_EXERCISE REQUIREMENTS:_ It is required that the lines from the top of the listing through the line with "from matplotlib.patches import" be reproduced exactly, excluding pictures.
Begin DATA SHOWN
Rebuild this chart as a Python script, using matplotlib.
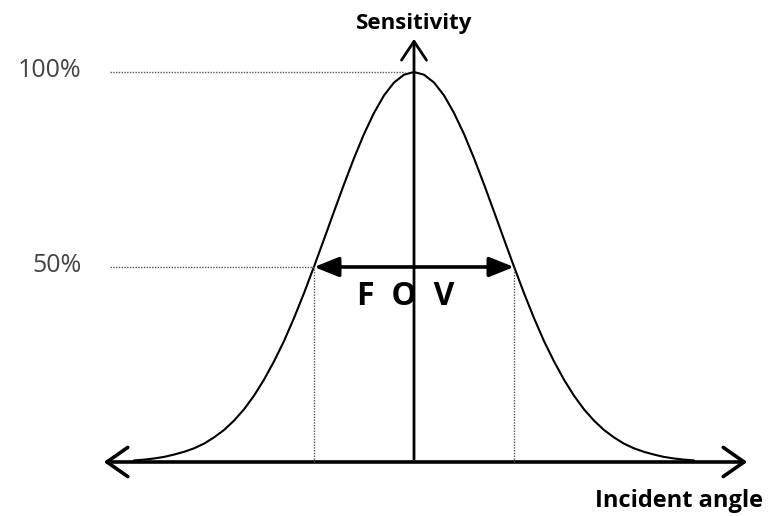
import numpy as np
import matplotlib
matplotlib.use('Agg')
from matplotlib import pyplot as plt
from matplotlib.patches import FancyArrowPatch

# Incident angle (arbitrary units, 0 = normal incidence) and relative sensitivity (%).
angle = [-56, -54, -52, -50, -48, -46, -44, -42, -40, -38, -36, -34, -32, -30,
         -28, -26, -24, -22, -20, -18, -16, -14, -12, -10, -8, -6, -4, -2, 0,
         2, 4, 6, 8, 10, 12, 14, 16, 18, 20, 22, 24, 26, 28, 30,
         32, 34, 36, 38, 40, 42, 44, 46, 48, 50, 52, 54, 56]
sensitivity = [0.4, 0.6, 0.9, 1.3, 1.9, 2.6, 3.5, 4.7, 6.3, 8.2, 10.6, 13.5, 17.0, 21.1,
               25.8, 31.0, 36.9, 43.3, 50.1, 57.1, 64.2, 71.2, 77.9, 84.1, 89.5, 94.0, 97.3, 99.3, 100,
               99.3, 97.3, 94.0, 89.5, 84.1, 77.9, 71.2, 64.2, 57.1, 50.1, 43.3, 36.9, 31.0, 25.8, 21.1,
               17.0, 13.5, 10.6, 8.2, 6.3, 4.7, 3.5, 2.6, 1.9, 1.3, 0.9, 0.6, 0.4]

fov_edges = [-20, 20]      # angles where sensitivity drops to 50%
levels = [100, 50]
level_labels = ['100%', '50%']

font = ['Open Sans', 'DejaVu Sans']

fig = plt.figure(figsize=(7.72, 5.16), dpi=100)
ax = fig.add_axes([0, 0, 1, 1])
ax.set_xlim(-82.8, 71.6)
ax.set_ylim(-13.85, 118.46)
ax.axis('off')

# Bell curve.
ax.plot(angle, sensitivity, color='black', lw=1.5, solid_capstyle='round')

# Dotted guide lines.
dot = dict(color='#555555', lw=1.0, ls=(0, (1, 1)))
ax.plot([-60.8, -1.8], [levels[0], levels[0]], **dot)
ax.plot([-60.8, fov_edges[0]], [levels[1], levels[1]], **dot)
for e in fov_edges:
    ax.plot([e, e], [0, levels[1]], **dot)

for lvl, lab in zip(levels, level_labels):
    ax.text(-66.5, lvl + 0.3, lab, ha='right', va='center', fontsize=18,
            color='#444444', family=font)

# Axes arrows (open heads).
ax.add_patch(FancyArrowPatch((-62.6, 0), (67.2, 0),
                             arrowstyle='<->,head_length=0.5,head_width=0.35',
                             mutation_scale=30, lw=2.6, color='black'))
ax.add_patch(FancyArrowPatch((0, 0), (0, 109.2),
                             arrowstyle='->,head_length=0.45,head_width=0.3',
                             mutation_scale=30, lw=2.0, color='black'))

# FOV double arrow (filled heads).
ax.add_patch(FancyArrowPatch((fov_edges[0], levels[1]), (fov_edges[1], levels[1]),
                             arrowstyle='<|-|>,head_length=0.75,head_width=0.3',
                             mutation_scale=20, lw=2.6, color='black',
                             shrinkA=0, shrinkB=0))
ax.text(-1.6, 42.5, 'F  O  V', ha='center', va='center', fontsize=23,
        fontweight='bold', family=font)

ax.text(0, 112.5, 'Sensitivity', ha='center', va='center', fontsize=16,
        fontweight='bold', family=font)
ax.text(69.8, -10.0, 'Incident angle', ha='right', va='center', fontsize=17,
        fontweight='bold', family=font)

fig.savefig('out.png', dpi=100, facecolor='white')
End DATA SHOWN
_SOLVED EXERCISE:_
Rebuild this chart as a Python script, using matplotlib.
import numpy as np
import matplotlib
matplotlib.use('Agg')
from matplotlib import pyplot as plt
from matplotlib.patches import FancyArrowPatch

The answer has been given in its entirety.